We hope you find these articles as inspiring as we did, and that they will awaken your interest to explore and reflect on your contexts and experiences. We sincerely welcome any comments which the content of the e-zine may inspire, in the hope that they might lead to improve our publication.


August, September and October Issue editors

Nicole Berríos Ortega and Milena Altamirano.


A Data Led Investigation of Talk in The Post-Observation Conference

Katie Louise Webb


Feedback from trainers and mentors plays a crucial role in the early professional development of  trainee  teachers  (Hyland  and  Lo  2006:16).  Within  the  feedback  event,  there  is  strong recognition that trainees should be given opportunities to reflect on their teaching (Chick, 2015, Copland and Mann, 2010, Brandt, 2008). Despite this, research shows that trainees are often afforded limited opportunity to ‘articulate their emerging understandings’ and reflect (Chick,

2015:298).  It has been argued that a dialogic approach to feedback, which supports reflective talk, better prepares novice teachers in their short and long-term endeavour to learn how to teach (Chick, 2015:298, Copland and Mann, 2010:175). This paper deconstructs talk from two post-observation conferences (POCs) in order to determine and highlight the features of the discourse that were dialogic. This article hopes to raise awareness of the features that promote reflective talk and may serve as a model to those wishing to adopt a dialogic approach.

Key words: feedback, mentee-mentor relationships, dialogic talk, mentoring.

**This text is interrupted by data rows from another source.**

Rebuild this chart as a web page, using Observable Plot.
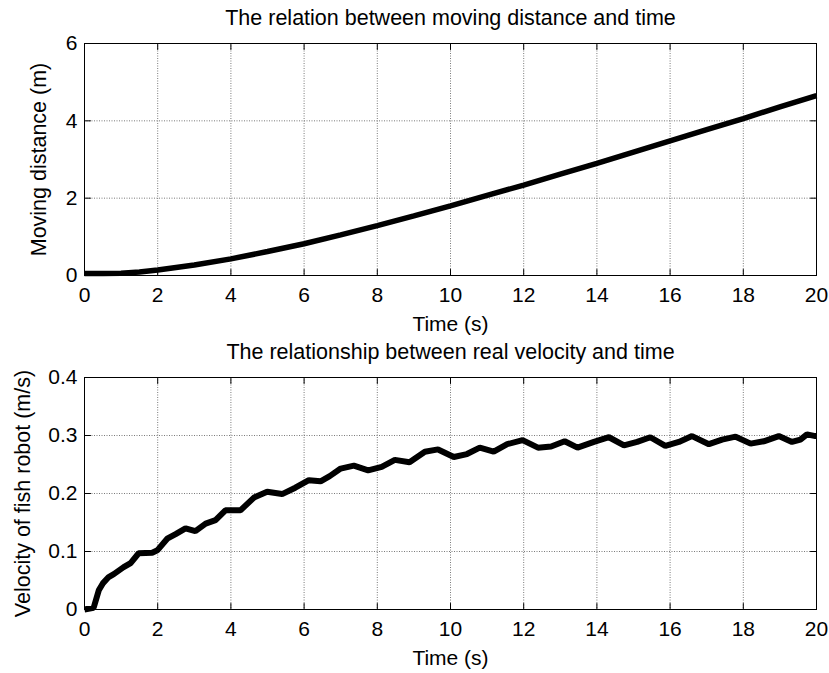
<!DOCTYPE html>
<html><head><meta charset="utf-8">
<script src="https://cdn.jsdelivr.net/npm/d3@7"></script>
<script src="https://cdn.jsdelivr.net/npm/@observablehq/plot@0.6"></script>
<style>
html,body{margin:0;padding:0;background:#fff;}
#chart{width:829px;height:673px;}
#chart svg{display:block;}
</style></head><body><div id="chart"></div>
<script>
// ---- data ----
const xTicks = [0, 2, 4, 6, 8, 10, 12, 14, 16, 18, 20];
const distTicks = [0, 2, 4, 6];
const velTicks = [0, 0.1, 0.2, 0.3, 0.4];

const distTime = [0, 0.5, 1, 1.5, 2, 3, 4, 5, 6, 7, 8, 9, 10, 11, 12, 13, 14, 15, 16, 17, 18, 19, 20];
const distValue = [0.05, 0.05, 0.06, 0.09, 0.14, 0.27, 0.43, 0.62, 0.82, 1.05, 1.29, 1.54, 1.80, 2.07, 2.34, 2.62, 2.90, 3.19, 3.48, 3.77, 4.06, 4.36, 4.65];

const velTime = [0, 0.25, 0.39, 0.5, 0.66, 0.8, 1.07, 1.26, 1.48, 1.85, 1.99, 2.26, 2.49, 2.76, 3.03, 3.31, 3.58, 3.85, 4.26, 4.63, 4.99, 5.4, 5.76, 6.13, 6.45, 6.7, 7.0, 7.36, 7.75, 8.12, 8.48, 8.88, 9.3, 9.66, 10.09, 10.45, 10.8, 11.18, 11.55, 11.97, 12.39, 12.75, 13.12, 13.47, 13.92, 14.33, 14.74, 15.1, 15.46, 15.87, 16.24, 16.6, 17.06, 17.42, 17.79, 18.2, 18.56, 18.97, 19.33, 19.56, 19.74, 19.97, 20];
const velValue = [0, 0.003, 0.033, 0.045, 0.056, 0.061, 0.073, 0.08, 0.097, 0.098, 0.102, 0.122, 0.13, 0.14, 0.135, 0.148, 0.154, 0.171, 0.171, 0.193, 0.203, 0.199, 0.21, 0.223, 0.221, 0.23, 0.243, 0.248, 0.24, 0.246, 0.258, 0.254, 0.272, 0.276, 0.263, 0.268, 0.279, 0.272, 0.285, 0.292, 0.279, 0.281, 0.29, 0.279, 0.289, 0.297, 0.283, 0.289, 0.297, 0.282, 0.289, 0.299, 0.285, 0.293, 0.298, 0.286, 0.29, 0.299, 0.289, 0.293, 0.302, 0.299, 0.299];

const titles = ["The relation between moving distance and time", "The relationship between real velocity and time"];
const xLabel = "Time (s)";
const yLabels = ["Moving distance (m)", "Velocity of fish robot (m/s)"];

// ---- drawing ----
const FONT = "'Liberation Sans', Arial, Helvetica, sans-serif";
const tickShape = {draw(ctx, l) { ctx.moveTo(0, 0); ctx.lineTo(0, -l); }};

function panel({time, values, yDomain, yTicks, yFormat, height, marginTop, marginBottom, title, yLabel, yLabelDx, lineWidth}) {
  const data = time.map((t, i) => ({t, v: values[i]}));
  const gridStyle = {stroke: "#7a7a7a", strokeOpacity: 1, strokeDasharray: "1,1.5", strokeWidth: 1};
  const tk = {length: 6, anchor: "start", shape: tickShape, stroke: "black", strokeWidth: 1};
  return Plot.plot({
    width: 829, height, marginTop, marginBottom, marginLeft: 84, marginRight: 13,
    style: {fontFamily: FONT, fontSize: "21px", color: "black", background: "white", overflow: "visible"},
    x: {domain: [0, 20]},
    y: {domain: yDomain},
    marks: [
      Plot.gridX(xTicks, gridStyle),
      Plot.gridY(yTicks, gridStyle),
      Plot.vector(xTicks, {...tk, x: d => d, y: yDomain[0], rotate: 0}),
      Plot.vector(xTicks, {...tk, x: d => d, y: yDomain[1], rotate: 180}),
      Plot.vector(yTicks, {...tk, x: 0, y: d => d, rotate: 90}),
      Plot.vector(yTicks, {...tk, x: 20, y: d => d, rotate: -90}),
      Plot.line(data, {x: "t", y: "v", stroke: "black", strokeWidth: lineWidth, strokeLinejoin: "miter", strokeLinecap: "butt"}),
      Plot.frame({stroke: "black", strokeWidth: 1}),
      Plot.axisX(xTicks, {tickSize: 0, tickPadding: 12, label: null, fontSize: 21}),
      Plot.axisY(yTicks, {tickSize: 0, tickPadding: 7, label: null, tickFormat: yFormat, fontSize: 21}),
      Plot.text([xLabel], {text: d => d, frameAnchor: "bottom", dy: 49, lineAnchor: "middle", fontSize: 21}),
      Plot.text([title], {text: d => d, frameAnchor: "top", dy: -25, lineAnchor: "middle", fontSize: 21.5}),
      Plot.text([yLabel], {text: d => d, frameAnchor: "left", dx: yLabelDx, rotate: -90, lineAnchor: "middle", textAnchor: "middle", fontSize: 21.5})
    ]
  });
}

const root = document.getElementById("chart");
root.appendChild(panel({
  time: distTime, values: distValue, yDomain: [0, 6], yTicks: distTicks, yFormat: d => String(d),
  height: 336, marginTop: 43, marginBottom: 61, title: titles[0], yLabel: yLabels[0], yLabelDx: -45, lineWidth: 5.5
}));
root.appendChild(panel({
  time: velTime, values: velValue, yDomain: [0, 0.4], yTicks: velTicks, yFormat: d => String(d),
  height: 337, marginTop: 41, marginBottom: 64, title: titles[1], yLabel: yLabels[1], yLabelDx: -61, lineWidth: 6
}));
</script></body></html>
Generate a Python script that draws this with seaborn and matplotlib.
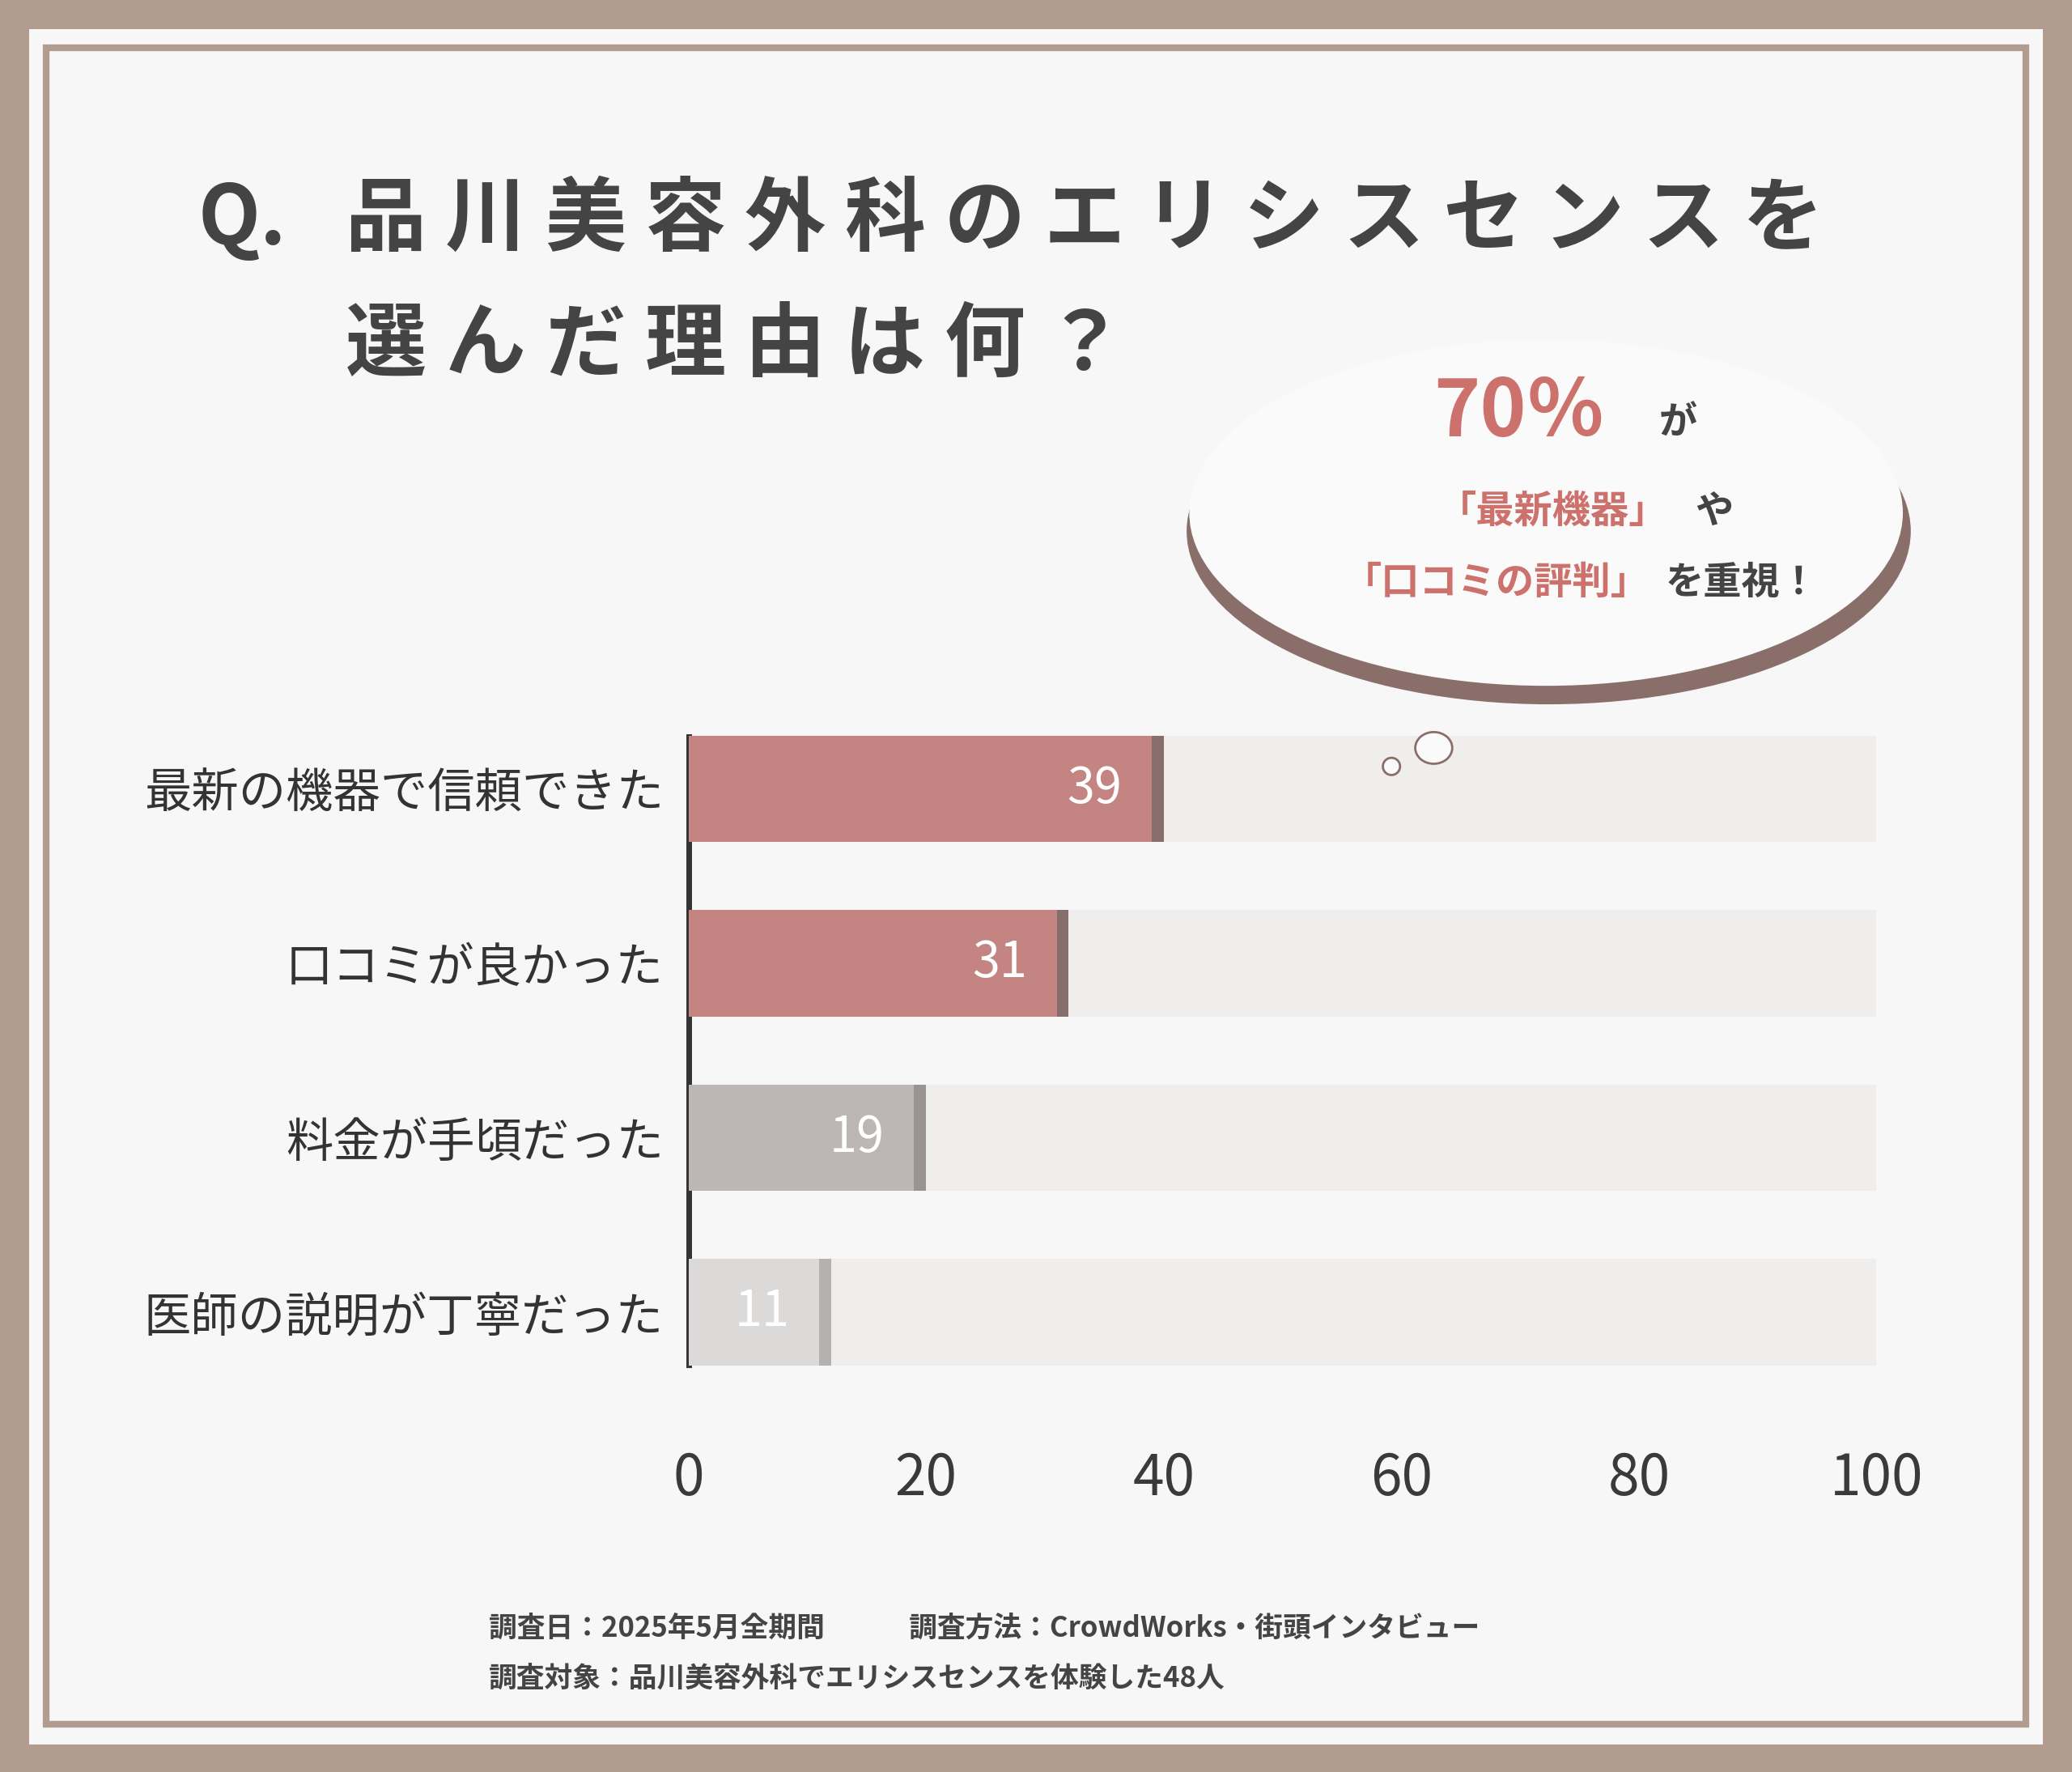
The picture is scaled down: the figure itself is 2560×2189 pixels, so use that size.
import matplotlib
matplotlib.use("Agg")
import matplotlib.pyplot as plt
import seaborn as sns
import pandas as pd
from matplotlib.patches import Rectangle, Ellipse

plt.rcParams["font.family"] = "Noto Sans CJK JP"

categories = ["最新の機器で信頼できた", "口コミが良かった", "料金が手頃だった", "医師の説明が丁寧だった"]
values = [39, 31, 19, 11]
bar_colors = ["#cf7a76", "#cf7a76", "#bdb6b4", "#dcd8d8"]
shadow_colors = ["#8a6a68", "#8a6a68", "#9a9392", "#b5b0b0"]
x_ticks = [0, 20, 40, 60, 80, 100]
track_max = 100

df = pd.DataFrame({"理由": categories, "人数": values})

W, H = 1568, 1341
def fx(x): return x / W
def fy(y): return 1 - y / H

fig = plt.figure(figsize=(25.6, 21.89), dpi=100)
fig.patch.set_facecolor("#b29b8f")
# white panel + frame
fig.patches.append(Rectangle((fx(22), fy(1320)), fx(1546) - fx(22), fy(22) - fy(1320),
                             transform=fig.transFigure, facecolor="#f7f7f7", edgecolor="none", zorder=-2))
fig.patches.append(Rectangle((fx(35), fy(1305)), fx(1533) - fx(35), fy(36) - fy(1305),
                             transform=fig.transFigure, facecolor="none", edgecolor="#b29b8f", lw=6, zorder=-1))

ax = fig.add_axes([fx(521), fy(1059), fx(1456) - fx(521), fy(531) - fy(1059)])
ax.set_zorder(5)
ax.set_facecolor("none")

track = pd.DataFrame({"理由": categories, "人数": [track_max] * len(categories)})
sns.barplot(data=track, x="人数", y="理由", color="#f1eeeb", width=0.61, ax=ax, zorder=1)
sns.barplot(data=df.assign(人数=df["人数"] + 1.0), x="人数", y="理由", hue="理由",
            palette=shadow_colors, width=0.61, ax=ax, legend=False, zorder=2)
sns.barplot(data=df, x="人数", y="理由", hue="理由", palette=bar_colors,
            width=0.61, ax=ax, legend=False, zorder=3)

for i, v in enumerate(values):
    ax.text(v - 2.5, i, str(v), ha="right", va="center", color="white",
            fontsize=44, zorder=5)

ax.set_xlim(0, 104)
ax.set_ylim(3.5, -0.5)
ax.set_xticks(x_ticks)
ax.set_xticklabels([str(t) for t in x_ticks], fontsize=50, color="#3a3a3a")
ax.tick_params(axis="x", length=0, pad=45)
ax.tick_params(axis="y", length=0, pad=22, labelsize=42, labelcolor="#333333")
ax.set_xlabel("")
ax.set_ylabel("")
for s in ["top", "right", "bottom"]:
    ax.spines[s].set_visible(False)
ax.spines["left"].set_color("#333333")
ax.spines["left"].set_linewidth(5)
ax.spines["left"].set_bounds(-0.3, 3.3)

# title, spaced out character by character
title1 = "品川美容外科のエリシスセンスを"
title2 = "選んだ理由は何？"
fig.text(fx(150), fy(167), "Q.", fontsize=72, fontweight="bold", color="#444444", va="center", ha="left")
for k, ch in enumerate(title1):
    fig.text(fx(292 + 75.5 * k), fy(167), ch, fontsize=72, fontweight="bold",
             color="#444444", va="center", ha="center")
for k, ch in enumerate(title2):
    fig.text(fx(292 + 75.5 * k), fy(262), ch, fontsize=72, fontweight="bold",
             color="#444444", va="center", ha="center")

# speech bubble
fig.patches.append(Ellipse((fx(1172), fy(402)), fx(548), fy(0) - fy(262),
                           transform=fig.transFigure, facecolor="#8a6e6a", edgecolor="none", zorder=2))
fig.patches.append(Ellipse((fx(1170), fy(388)), fx(540), fy(0) - fy(262),
                           transform=fig.transFigure, facecolor="#fafafa", edgecolor="none", zorder=3))
fig.patches.append(Ellipse((fx(1085), fy(566)), fx(28), fy(0) - fy(24),
                           transform=fig.transFigure, facecolor="#fafafa", edgecolor="#8a6e6a", lw=2, zorder=8))
fig.patches.append(Ellipse((fx(1053), fy(580)), fx(13), fy(0) - fy(13),
                           transform=fig.transFigure, facecolor="#fafafa", edgecolor="#8a6e6a", lw=2, zorder=8))

red = "#cd716c"
fig.text(fx(1150), fy(313), "70％", fontsize=70, fontweight="bold", color=red, ha="center", va="center", zorder=6)
fig.text(fx(1270), fy(320), "が", fontsize=34, fontweight="bold", color="#444444", ha="center", va="center", zorder=6)
fig.text(fx(1262), fy(387), "「最新機器」", fontsize=34, fontweight="bold", color=red, ha="right", va="center", zorder=6)
fig.text(fx(1283), fy(387), "や", fontsize=34, fontweight="bold", color="#444444", ha="left", va="center", zorder=6)
fig.text(fx(1248), fy(441), "「口コミの評判」", fontsize=34, fontweight="bold", color=red, ha="right", va="center", zorder=6)
fig.text(fx(1260), fy(441), "を重視！", fontsize=34, fontweight="bold", color="#444444", ha="left", va="center", zorder=6)

# footer
fig.text(fx(370), fy(1232), "調査日：2025年5月全期間　　　調査方法：CrowdWorks・街頭インタビュー",
         fontsize=25, fontweight="bold", color="#444444", ha="left", va="center")
fig.text(fx(370), fy(1270), "調査対象：品川美容外科でエリシスセンスを体験した48人",
         fontsize=25, fontweight="bold", color="#444444", ha="left", va="center")

fig.savefig("out.png", dpi=100, facecolor=fig.get_facecolor())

  1. Introduction: The Talk in Feedback

Discourse can be described along the continuum of authoritative to dialogic. In authoritative discourse  a  trainer  takes  a  more  dominating  evaluative  position  when  delivering  feedback, whereas in dialogic discourse there is greater opportunity between the mentor and mentee to co-construct  knowledge  and  reflect  (Louw  et  al.  2014:746).  Although  the  benefits  of  both approaches are recognised, many who view learning from a sociocultural perspective support a dialogic approach in feedback (Johnson, 2009, Brandt, 2006, Mann 2004). It is believed that dialogic talk, which provides the opportunity and space for trainees to articulate and clarify their  emerging  understandings,  goes  someway  in  preparing  trainees  for  their  future  and continued professional development (Copland et al. 2009:21).

1.1 Dialogic talk

In  dialogic  talk,  meaning  is  negotiated  and  built  upon  (Alexander,  2005:8).  The  most identifiable  method  used  to  ensure  that  the  dialogue  is  in  fact  dialogic  is  the  questioning technique employed by teachers. Through the use of ‘authentic questions’, that is questions that  do  not  have  a  predetermined  answer,  teachers  are  able  to  encourage  prolonged  and sustained interaction (ibid). Yet, the ‘uptake’ of trainees’ responses are of equal importance. By following up to trainee answers, teachers are able to respond appropriately and show that they are listening (Nystrand, 1997:39), thus signalling that contributions made by trainees are valued and being ‘heard’. Furthermore, through dialogic talk trainees are encouraged to reflect on  and  externalise  their  current  understandings.  Subsequently,  trainers  are  able  to  scaffold learning  while  ‘concomitantly  bridging  the  theory–practice  gap  that  educators  have  long grappled with’ (Chick, 2015:300). Continue reading

The Global spread of English as a Medium of Instruction in Higher Education

Chindipha Cynthia Mabel


English is currently being learned in various contexts world-wide, using diverse methodologies and materials. Each academic context may have different aims, motivations, diverse learner abilities and characteristics but what is becoming increasingly apparent as stated by Coleman (2004, p.2) is that English is progressively becoming ‘the language of higher education’ in Europe and beyond. English as a medium of instruction (EMI) as defined by Dearden (2014, p.4) is the sole use of the English Language for the instruction of varied courses/subjects in countries where the first language (L1) of the majority of the population is not English. There are a variety of reasons why this phenomenon is occurring at a massive global level. This article therefore aims to focus on this in two parts, firstly, by highlighting some of the probable reasons for the spread of English as a medium of instruction in Higher Education Institutions; (globalisation, internationalization, teaching and research materials, graduate employability and the market provided by international students). It will then lastly focus on the potential repercussions of the global rise of English as a medium of instruction. This article will in some instances relate the literature review to the writer’s own context, Zimbabwe.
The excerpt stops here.